There is still some uncertainty here – in particular, whether there is relevant caselaw on federal preemption of state laws that affect federal land sales and transfers. But it is a much more plausible approach than might seem at first glance.
If the state wants, I also think it has some additional approaches it could pursue. For instance, it might “pre-zone” federal lands to restrict or prevent development and mandate public access. That regulation is likely preempted as applied to federal lands under Supreme Court caselaw. However, once the land is transferred to private ownership, the regulation could apply with full force and effect. Moreover, even the most restrictive regulatory rules likely would not trigger a takings claim that the private landowner was owed compensation for the loss of value, since that landowner bought the land from the federal government knowing it could not be developed. And again, once the land is in private ownership, it is subject to state land-use regulation, which as the Supreme Court has noted, is an area of traditional state power.

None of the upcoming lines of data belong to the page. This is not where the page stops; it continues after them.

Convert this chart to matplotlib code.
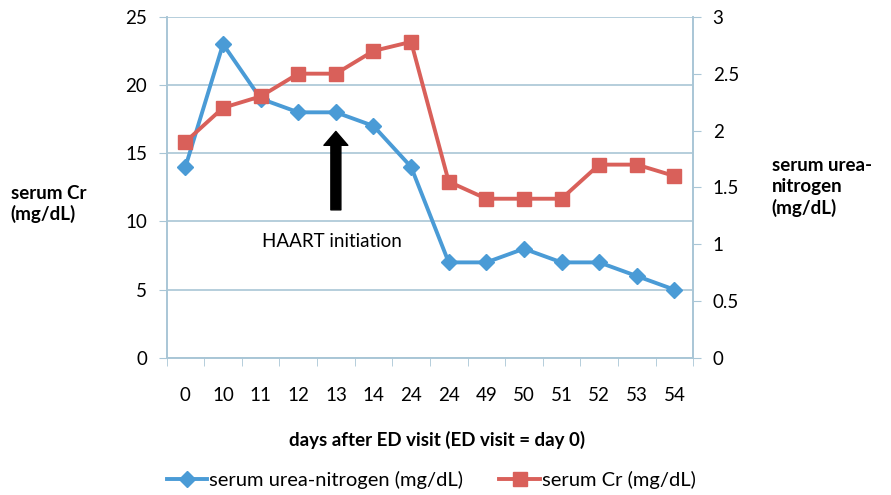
import matplotlib.pyplot as plt
from matplotlib.ticker import MultipleLocator, FixedLocator

# data
days = ["0", "10", "11", "12", "13", "14", "24", "24", "49", "50", "51", "52", "53", "54"]
urea_nitrogen = [14, 23, 19, 18, 18, 17, 14, 7, 7, 8, 7, 7, 6, 5]
creatinine = [1.9, 2.2, 2.3, 2.5, 2.5, 2.7, 2.78, 1.55, 1.4, 1.4, 1.4, 1.7, 1.7, 1.6]
haart_day_index = 4

BLUE = "#4A9BD6"
RED = "#D9605A"
AXIS_COLOR = "#A9C6D6"
FS = 13.5

plt.rcParams["font.family"] = ["Lato", "DejaVu Sans"]

fig = plt.figure(figsize=(8.91, 4.95), dpi=100)
ax = fig.add_axes([0.187, 0.277, 0.591, 0.689])
ax2 = ax.twinx()

x = list(range(len(days)))

ax.plot(x, urea_nitrogen, color=BLUE, lw=2.8, marker="D", ms=8,
        label="serum urea-nitrogen (mg/dL)", zorder=3)
ax2.plot(x, creatinine, color=RED, lw=2.8, marker="s", ms=10,
         label="serum Cr (mg/dL)", zorder=3)

ax.set_xlim(-0.5, len(days) - 0.5)
ax.set_ylim(0, 25)
ax2.set_ylim(0, 3)
ax.yaxis.set_major_locator(MultipleLocator(5))
ax2.set_yticks([0, 0.5, 1, 1.5, 2, 2.5, 3])
ax2.set_yticklabels(["0", "0.5", "1", "1.5", "2", "2.5", "3"])

ax.set_xticks(x)
ax.set_xticklabels(days)
ax.xaxis.set_minor_locator(FixedLocator([i - 0.5 for i in range(len(days) + 1)]))
ax.tick_params(axis="x", which="major", length=0, pad=21, labelsize=FS)
ax.tick_params(axis="x", which="minor", length=6, color=AXIS_COLOR, direction="out")
ax.tick_params(axis="y", length=6, color=AXIS_COLOR, labelsize=FS, pad=8)
ax2.tick_params(axis="y", length=6, color=AXIS_COLOR, labelsize=FS, pad=8)

ax.grid(axis="y", color=AXIS_COLOR, lw=1.2)
ax.set_axisbelow(True)

for a in (ax, ax2):
    a.spines["top"].set_visible(False)
    for s in ("left", "right", "bottom"):
        a.spines[s].set_color(AXIS_COLOR)
        a.spines[s].set_linewidth(1.2)

# HAART initiation arrow and note
ax.annotate("", xy=(haart_day_index, 16.6), xytext=(haart_day_index, 10.85),
            arrowprops=dict(arrowstyle="simple,head_width=0.86,head_length=0.5,tail_width=0.36",
                            mutation_scale=20, color="black", shrinkA=0, shrinkB=0))
ax.text(haart_day_index - 0.1, 8.5, "HAART initiation", ha="center", va="center", fontsize=FS)

fig.text(0.012, 0.588, "serum Cr\n(mg/dL)", fontsize=FS, fontweight="bold",
         ha="left", va="center", linespacing=1.25)
fig.text(0.866, 0.622, "serum urea-\nnitrogen\n(mg/dL)", fontsize=FS, fontweight="bold",
         ha="left", va="center", linespacing=1.25)
fig.text(0.49, 0.111, "days after ED visit (ED visit = day 0)", fontsize=FS,
         fontweight="bold", ha="center", va="center")

h1, l1 = ax.get_legend_handles_labels()
h2, l2 = ax2.get_legend_handles_labels()
fig.legend(h1 + h2, l1 + l2, loc="center", bbox_to_anchor=(0.484, 0.03), ncol=2,
           frameon=False, fontsize=14.5, handlelength=2.0, columnspacing=1.8,
           handletextpad=0.1)

fig.savefig("out.png", dpi=100)
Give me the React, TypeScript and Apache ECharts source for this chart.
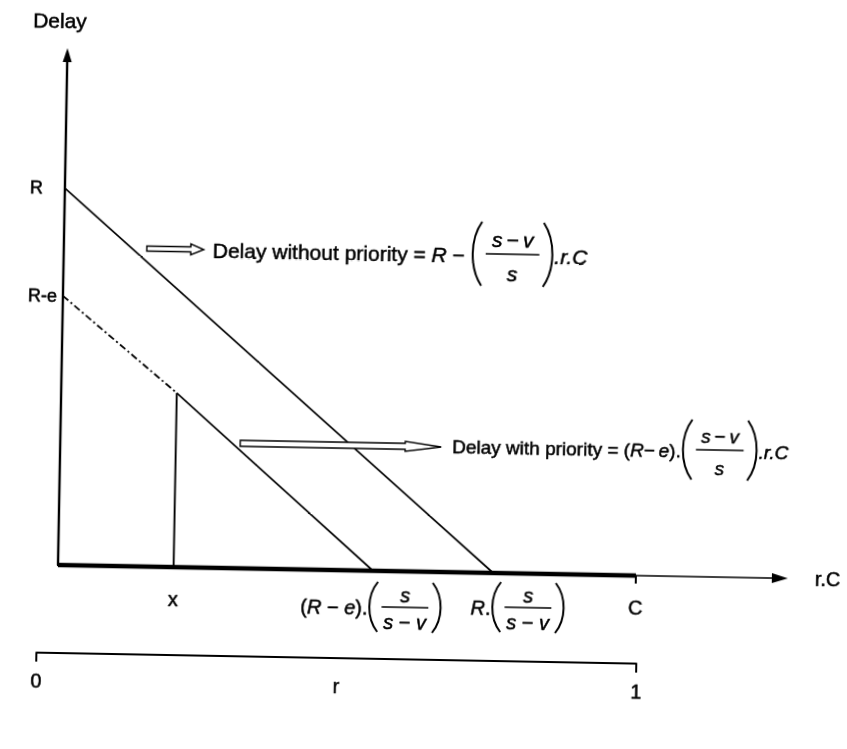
import React, { useEffect, useRef } from 'react';
import * as echarts from 'echarts';

const FONT = '"Liberation Sans", Arial, Helvetica, sans-serif';

// x in units of C (the r.C axis runs 0..C), y in units of R
const delayWithoutPriority: [number, number][] = [[0, 1.0], [0.753, 0]];
const delayWithPriorityDashed: [number, number][] = [[0, 0.714], [0.2, 0.462]];
const delayWithPrioritySolid: [number, number][] = [[0.2, 0.462], [0.545, 0]];
const xMarker: [number, number][] = [[0.2, 0], [0.2, 0.462]];
const capacitySpan: [number, number][] = [[0, 0], [1, 0]];

const yTickValues = [0.714, 1.0];
const yTickLabels = ['R-e', 'R'];
const xTickValues = [0.2, 1.0];
const xTickLabels = ['x', 'C'];
const xCapacityTick = [1.0];
const rScaleTicks = [0, 1];
const rScaleLabelValues = [0, 0.5, 1];
const rScaleLabels = ['0', 'r', '1'];

type Seg = { s: string; it?: boolean };
type Piece =
  | { k: 'txt'; segs: Seg[] }
  | { k: 'frac'; num: Seg[]; den: Seg[] }
  | { k: 'paren'; side: 'l' | 'r' };

const TH = '\u2009';

const formulaWithout: Piece[] = [
  { k: 'txt', segs: [{ s: 'Delay without priority = ' }, { s: 'R', it: true }, { s: ' − ' }] },
  { k: 'paren', side: 'l' },
  { k: 'frac', num: [{ s: 's', it: true }, { s: TH + '−' + TH }, { s: 'v', it: true }], den: [{ s: 's', it: true }] },
  { k: 'paren', side: 'r' },
  { k: 'txt', segs: [{ s: '.r.C', it: true }] },
];
const formulaWith: Piece[] = [
  { k: 'txt', segs: [{ s: 'Delay with priority = (' }, { s: 'R', it: true }, { s: '−' + TH }, { s: 'e', it: true }, { s: ').' }] },
  { k: 'paren', side: 'l' },
  { k: 'frac', num: [{ s: 's', it: true }, { s: TH + '−' + TH }, { s: 'v', it: true }], den: [{ s: 's', it: true }] },
  { k: 'paren', side: 'r' },
  { k: 'txt', segs: [{ s: '.r.C', it: true }] },
];
const labelWithZero: Piece[] = [
  { k: 'txt', segs: [{ s: '(' }, { s: 'R', it: true }, { s: ' − ' }, { s: 'e', it: true }, { s: ').' }] },
  { k: 'paren', side: 'l' },
  { k: 'frac', num: [{ s: 's', it: true }], den: [{ s: 's', it: true }, { s: ' − ' }, { s: 'v', it: true }] },
  { k: 'paren', side: 'r' },
];
const labelWithoutZero: Piece[] = [
  { k: 'txt', segs: [{ s: 'R', it: true }, { s: '.' }] },
  { k: 'paren', side: 'l' },
  { k: 'frac', num: [{ s: 's', it: true }], den: [{ s: 's', it: true }, { s: ' − ' }, { s: 'v', it: true }] },
  { k: 'paren', side: 'r' },
];

const INK = 0.5; // slight stroke to match the heavier scanned type

const fontOf = (it: boolean, size: number) => `${it ? 'italic ' : ''}${size}px ${FONT}`;
let mctx: CanvasRenderingContext2D | null = null;
function textW(s: string, it: boolean, size: number) {
  if (!mctx) mctx = document.createElement('canvas').getContext('2d');
  mctx!.font = fontOf(it, size);
  return mctx!.measureText(s).width;
}

type FOpts = { size: number; parenH: number; numDy: number; denDy: number; fracPad: number; parenW: number; center?: boolean };

function formula(pieces: Piece[], x0: number, cy: number, o: FOpts) {
  const segsW = (segs: Seg[]) => segs.reduce((a, g) => a + textW(g.s, !!g.it, o.size), 0);
  const pw = (p: Piece) =>
    p.k === 'txt' ? segsW(p.segs) : p.k === 'frac' ? Math.max(segsW(p.num), segsW(p.den)) + o.fracPad : o.parenW;
  const total = pieces.reduce((a, p) => a + pw(p), 0);
  let x = o.center ? x0 - total / 2 : x0;
  const out: any[] = [];
  const putSegs = (segs: Seg[], sx: number, y: number) => {
    let cx = sx;
    for (const g of segs) {
      out.push({
        type: 'text',
        x: cx,
        y,
        z: 50,
        silent: true,
        style: {
          text: g.s,
          font: fontOf(!!g.it, o.size),
          fill: '#000',
          stroke: '#000',
          lineWidth: INK,
          textAlign: 'left',
          textVerticalAlign: 'middle',
          align: 'left',
          verticalAlign: 'middle',
        },
      });
      cx += textW(g.s, !!g.it, o.size);
    }
  };
  const barY = cy - 1;
  for (const p of pieces) {
    const w = pw(p);
    if (p.k === 'txt') putSegs(p.segs, x, cy);
    else if (p.k === 'frac') {
      const nw = segsW(p.num);
      const dw = segsW(p.den);
      out.push({
        type: 'line',
        z: 50,
        silent: true,
        shape: { x1: x + 2, y1: barY, x2: x + w - 2, y2: barY },
        style: { stroke: '#000', lineWidth: 1.6 },
      });
      putSegs(p.num, x + (w - nw) / 2, barY + o.numDy);
      putSegs(p.den, x + (w - dw) / 2, barY + o.denDy);
    } else {
      const h = o.parenH / 2;
      const edge = p.side === 'l' ? x + o.parenW - 2 : x + 2;
      const ctrl = p.side === 'l' ? x - 1 : x + o.parenW + 1;
      out.push({
        type: 'bezierCurve',
        z: 50,
        silent: true,
        shape: {
          x1: edge, y1: barY - h,
          cpx1: ctrl, cpy1: barY - h * 0.45,
          cpx2: ctrl, cpy2: barY + h * 0.45,
          x2: edge, y2: barY + h,
        },
        style: { stroke: '#000', lineWidth: 2, fill: null },
      });
    }
    x += w;
  }
  return out;
}

function hollowArrow(x1: number, x2: number, y: number, shaftH: number, headL: number, headH: number) {
  const hx = x2 - headL;
  return {
    type: 'polygon',
    z: 40,
    silent: true,
    shape: {
      points: [
        [x1, y - shaftH / 2],
        [hx, y - shaftH / 2],
        [hx, y - headH / 2],
        [x2, y],
        [hx, y + headH / 2],
        [hx, y + shaftH / 2],
        [x1, y + shaftH / 2],
      ],
    },
    style: { fill: '#fff', stroke: '#000', lineWidth: 1.4 },
  };
}

const pick = (vals: number[], labels: string[]) => (v: number) => {
  const i = vals.findIndex((t) => Math.abs(t - v) < 1e-6);
  return i >= 0 ? labels[i] : '';
};

export default function App() {
  const ref = useRef<HTMLDivElement>(null);
  useEffect(() => {
    const el = ref.current!;
    const chart = echarts.init(el, null, { renderer: 'svg' });
    const lbl = {
      color: '#000',
      fontFamily: FONT,
      fontSize: 20,
      textBorderColor: '#000',
      textBorderWidth: INK,
    };
    const line = (name: string, data: [number, number][], width: number, type: any = 'solid') => ({
      type: 'line',
      name,
      data,
      xAxisIndex: 0,
      yAxisIndex: 0,
      symbol: 'none',
      silent: true,
      clip: false,
      lineStyle: { color: '#000', width, type },
      z: 3,
    });
    chart.setOption({
      animation: false,
      backgroundColor: '#fff',
      textStyle: { fontFamily: FONT, color: '#000' },
      grid: [
        { left: 58, top: 55, right: 67, bottom: 184, outerBoundsMode: 'none' },
        { left: 38, right: 209, top: 600, height: 53, outerBoundsMode: 'none' },
      ],
      xAxis: [
        {
          type: 'value',
          gridIndex: 0,
          min: 0,
          max: 1.249,
          name: 'r.C',
          nameLocation: 'end',
          nameGap: 35,
          nameTextStyle: lbl,
          axisLine: {
            show: true,
            symbol: ['none', 'triangle'],
            symbolSize: [10, 16],
            lineStyle: { color: '#000', width: 1.6 },
          },
          axisTick: { show: true, customValues: xCapacityTick, length: 8, lineStyle: { color: '#000', width: 2 } },
          axisLabel: { ...lbl, customValues: xTickValues, margin: 22, formatter: pick(xTickValues, xTickLabels) },
          splitLine: { show: false },
        },
        {
          type: 'value',
          gridIndex: 1,
          min: 0,
          max: 1,
          axisLine: { show: true, lineStyle: { color: '#000', width: 2 } },
          axisTick: { show: true, customValues: rScaleTicks, length: 9, lineStyle: { color: '#000', width: 2 } },
          axisLabel: {
            ...lbl,
            customValues: rScaleLabelValues,
            margin: 18,
            formatter: pick(rScaleLabelValues, rScaleLabels),
          },
          splitLine: { show: false },
        },
      ],
      yAxis: [
        {
          type: 'value',
          gridIndex: 0,
          min: 0,
          max: 1.353,
          name: 'Delay',
          nameLocation: 'end',
          nameGap: 24,
          nameTextStyle: { ...lbl, fontSize: 21, padding: [0, 16, 0, 0] },
          axisLine: {
            show: true,
            symbol: ['none', 'triangle'],
            symbolSize: [9, 14],
            lineStyle: { color: '#000', width: 2.4 },
          },
          axisTick: { show: false },
          axisLabel: {
            ...lbl,
            fontSize: 18,
            customValues: yTickValues,
            margin: 35,
            align: 'left',
            formatter: pick(yTickValues, yTickLabels),
          },
          splitLine: { show: false },
        },
        { type: 'value', gridIndex: 1, show: false, min: 0, max: 1 },
      ],
      series: [
        line('Delay without priority', delayWithoutPriority, 1.7),
        line('Delay with priority (before x)', delayWithPriorityDashed, 1.8, [7, 3, 2, 3]),
        line('Delay with priority', delayWithPrioritySolid, 1.7),
        line('x', xMarker, 1.9),
        line('0..C', capacitySpan, 4.5),
      ],
    });

    const px = (p: [number, number]) => chart.convertToPixel({ xAxisIndex: 0, yAxisIndex: 0 }, p) as number[];
    const zeroWith = px(delayWithPrioritySolid[1]);
    const zeroWithout = px(delayWithoutPriority[1]);
    const f1: FOpts = { size: 21, parenH: 64, numDy: -15, denDy: 19, fracPad: 16, parenW: 13 };
    const f2: FOpts = { size: 19, parenH: 60, numDy: -14, denDy: 18, fracPad: 14, parenW: 13 };
    const fb: FOpts = { size: 20, parenH: 50, numDy: -12, denDy: 15, fracPad: 8, parenW: 12 };
    const graphic: any[] = [
      hollowArrow(141, 198, 247, 5, 13, 11),
      hollowArrow(238, 439, 440, 6, 36, 10),
      ...formula(formulaWithout, 207, 247, f1),
      ...formula(formulaWith, 450, 439, f2),
      ...formula(labelWithZero, zeroWith[0] - 1, 602, { ...fb, center: true }),
      ...formula(labelWithoutZero, zeroWithout[0] - 22, 600, fb),
    ];
    chart.setOption({ graphic });

    return () => chart.dispose();
  }, []);
  return (
    <div
      ref={ref}
      style={{
        position: 'fixed',
        left: 0,
        top: 0,
        width: 847,
        height: 749,
        background: '#fff',
        transform: 'rotate(1.05deg)',
        transformOrigin: '58px 565px',
      }}
    />
  );
}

The state might also pass legislation giving state agencies authority to take, through eminent domain, lands that had been transferred to private ownership from the federal government in a specific period of time (say, five years). The compensation owed to the land owner could be presumptively set at the price the landowner paid the federal government for the land. This would operate more or less the same as the right of first refusal, allowing the state to acquire lands that the feds were selling off, but at the sales price. The main difference with the right of first refusal is that it might allow the state time to decide whether to acquire the lands, or to find the funds to pay the landowner. And again, eminent domain power by the state is a fairly core feature of state sovereignty, so when it is used vis-à-vis private landowners, it is hard to see how this would be preempted.
Overall, the state has a range of approaches it could take if it wants. Most importantly from the state’s perspective, however, is that any legislation (no matter what approach) would send a clear message to Washington DC that California likes its federal public lands very much, and doesn’t want to see them go away.